* Provided entries
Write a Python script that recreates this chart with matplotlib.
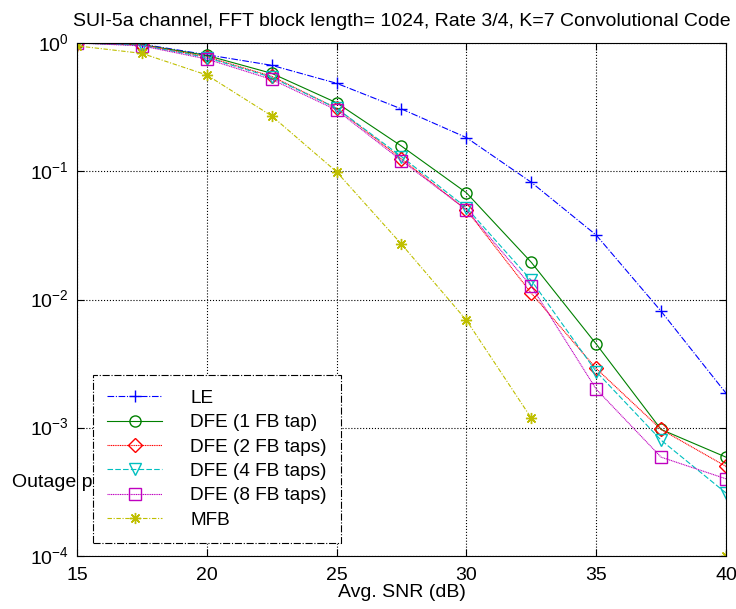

---

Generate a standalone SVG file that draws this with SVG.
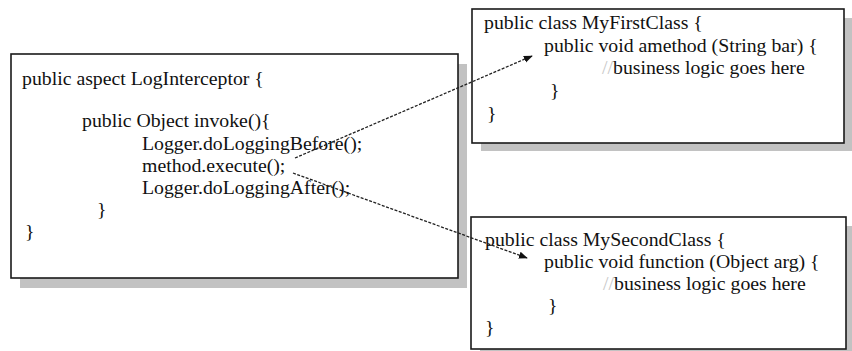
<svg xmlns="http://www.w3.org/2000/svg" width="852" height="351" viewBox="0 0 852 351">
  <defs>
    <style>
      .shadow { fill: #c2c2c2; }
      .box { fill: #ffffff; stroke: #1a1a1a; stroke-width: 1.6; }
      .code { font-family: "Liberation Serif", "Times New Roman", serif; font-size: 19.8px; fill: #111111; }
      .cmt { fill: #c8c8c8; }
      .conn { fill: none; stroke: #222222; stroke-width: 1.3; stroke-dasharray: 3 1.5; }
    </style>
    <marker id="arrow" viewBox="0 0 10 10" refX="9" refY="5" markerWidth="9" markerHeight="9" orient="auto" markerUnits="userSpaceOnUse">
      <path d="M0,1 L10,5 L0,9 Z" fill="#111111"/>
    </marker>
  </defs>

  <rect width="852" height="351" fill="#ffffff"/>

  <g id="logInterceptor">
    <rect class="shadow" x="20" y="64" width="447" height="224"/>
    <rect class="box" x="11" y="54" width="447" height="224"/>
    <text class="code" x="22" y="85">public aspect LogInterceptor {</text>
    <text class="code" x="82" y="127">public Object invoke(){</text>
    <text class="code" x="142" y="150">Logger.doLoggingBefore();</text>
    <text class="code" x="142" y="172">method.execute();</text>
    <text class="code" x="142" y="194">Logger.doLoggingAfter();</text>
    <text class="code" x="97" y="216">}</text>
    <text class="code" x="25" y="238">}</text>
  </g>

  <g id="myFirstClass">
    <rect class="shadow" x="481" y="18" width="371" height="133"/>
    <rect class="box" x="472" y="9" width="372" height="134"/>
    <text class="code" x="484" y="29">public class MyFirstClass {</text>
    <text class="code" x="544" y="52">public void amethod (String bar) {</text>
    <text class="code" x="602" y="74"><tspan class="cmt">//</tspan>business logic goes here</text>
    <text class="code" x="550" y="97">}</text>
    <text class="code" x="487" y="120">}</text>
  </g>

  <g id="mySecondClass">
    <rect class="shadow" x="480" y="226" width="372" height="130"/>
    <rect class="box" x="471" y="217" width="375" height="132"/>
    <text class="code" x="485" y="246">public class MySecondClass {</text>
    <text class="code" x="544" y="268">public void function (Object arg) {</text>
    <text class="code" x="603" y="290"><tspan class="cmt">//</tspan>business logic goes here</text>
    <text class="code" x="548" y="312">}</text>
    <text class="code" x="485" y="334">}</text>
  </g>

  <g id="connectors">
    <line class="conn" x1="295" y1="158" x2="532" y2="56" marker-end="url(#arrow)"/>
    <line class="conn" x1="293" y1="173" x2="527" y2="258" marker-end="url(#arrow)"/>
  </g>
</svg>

...

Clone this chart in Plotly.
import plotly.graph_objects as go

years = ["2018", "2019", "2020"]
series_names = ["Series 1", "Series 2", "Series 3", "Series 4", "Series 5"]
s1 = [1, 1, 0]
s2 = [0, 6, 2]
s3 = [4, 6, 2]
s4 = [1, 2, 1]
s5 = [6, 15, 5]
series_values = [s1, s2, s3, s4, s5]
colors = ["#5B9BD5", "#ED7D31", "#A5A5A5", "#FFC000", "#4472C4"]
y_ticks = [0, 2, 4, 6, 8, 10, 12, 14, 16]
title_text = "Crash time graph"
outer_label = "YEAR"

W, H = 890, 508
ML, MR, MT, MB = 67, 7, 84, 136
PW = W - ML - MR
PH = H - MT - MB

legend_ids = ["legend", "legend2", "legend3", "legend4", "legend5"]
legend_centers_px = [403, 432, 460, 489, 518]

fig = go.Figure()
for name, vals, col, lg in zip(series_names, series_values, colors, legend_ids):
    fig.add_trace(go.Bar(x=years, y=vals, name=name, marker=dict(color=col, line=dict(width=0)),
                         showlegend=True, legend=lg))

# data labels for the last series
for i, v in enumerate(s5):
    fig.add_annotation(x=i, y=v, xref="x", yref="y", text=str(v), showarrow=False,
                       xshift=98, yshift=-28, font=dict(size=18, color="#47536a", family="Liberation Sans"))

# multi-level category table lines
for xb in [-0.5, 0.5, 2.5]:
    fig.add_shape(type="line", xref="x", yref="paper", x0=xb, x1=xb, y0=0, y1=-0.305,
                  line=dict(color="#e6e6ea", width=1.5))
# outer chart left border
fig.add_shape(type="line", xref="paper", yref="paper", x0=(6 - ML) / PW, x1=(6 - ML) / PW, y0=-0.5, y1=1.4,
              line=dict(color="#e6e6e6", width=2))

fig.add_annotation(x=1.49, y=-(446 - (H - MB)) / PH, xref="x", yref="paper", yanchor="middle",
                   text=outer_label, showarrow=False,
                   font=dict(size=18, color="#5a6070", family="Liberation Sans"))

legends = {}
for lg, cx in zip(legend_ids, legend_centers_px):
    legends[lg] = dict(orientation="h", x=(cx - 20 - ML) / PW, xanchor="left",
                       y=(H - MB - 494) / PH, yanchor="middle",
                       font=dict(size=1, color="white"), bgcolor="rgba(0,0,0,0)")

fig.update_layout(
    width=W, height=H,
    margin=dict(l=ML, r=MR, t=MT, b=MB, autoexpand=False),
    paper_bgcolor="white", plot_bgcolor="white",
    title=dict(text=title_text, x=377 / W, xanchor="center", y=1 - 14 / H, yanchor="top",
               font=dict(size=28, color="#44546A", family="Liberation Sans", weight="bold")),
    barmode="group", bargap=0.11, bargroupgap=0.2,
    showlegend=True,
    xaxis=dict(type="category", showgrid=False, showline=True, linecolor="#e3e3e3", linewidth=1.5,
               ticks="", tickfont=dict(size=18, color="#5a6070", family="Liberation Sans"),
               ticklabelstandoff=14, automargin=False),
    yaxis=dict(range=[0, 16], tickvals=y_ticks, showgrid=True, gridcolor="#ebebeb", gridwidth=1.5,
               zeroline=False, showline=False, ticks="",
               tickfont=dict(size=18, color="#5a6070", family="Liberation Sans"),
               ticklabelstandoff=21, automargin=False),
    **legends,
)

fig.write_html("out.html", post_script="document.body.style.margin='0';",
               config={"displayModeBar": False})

* Task prompt
Retype the records above, but only those lines that fall between the line containing "Clone this chart in Plotly." and the line containing "import plotly.graph_objects as go", with both of those lines included, exactly as written.

* Solution for this exercise
Clone this chart in Plotly.
import plotly.graph_objects as go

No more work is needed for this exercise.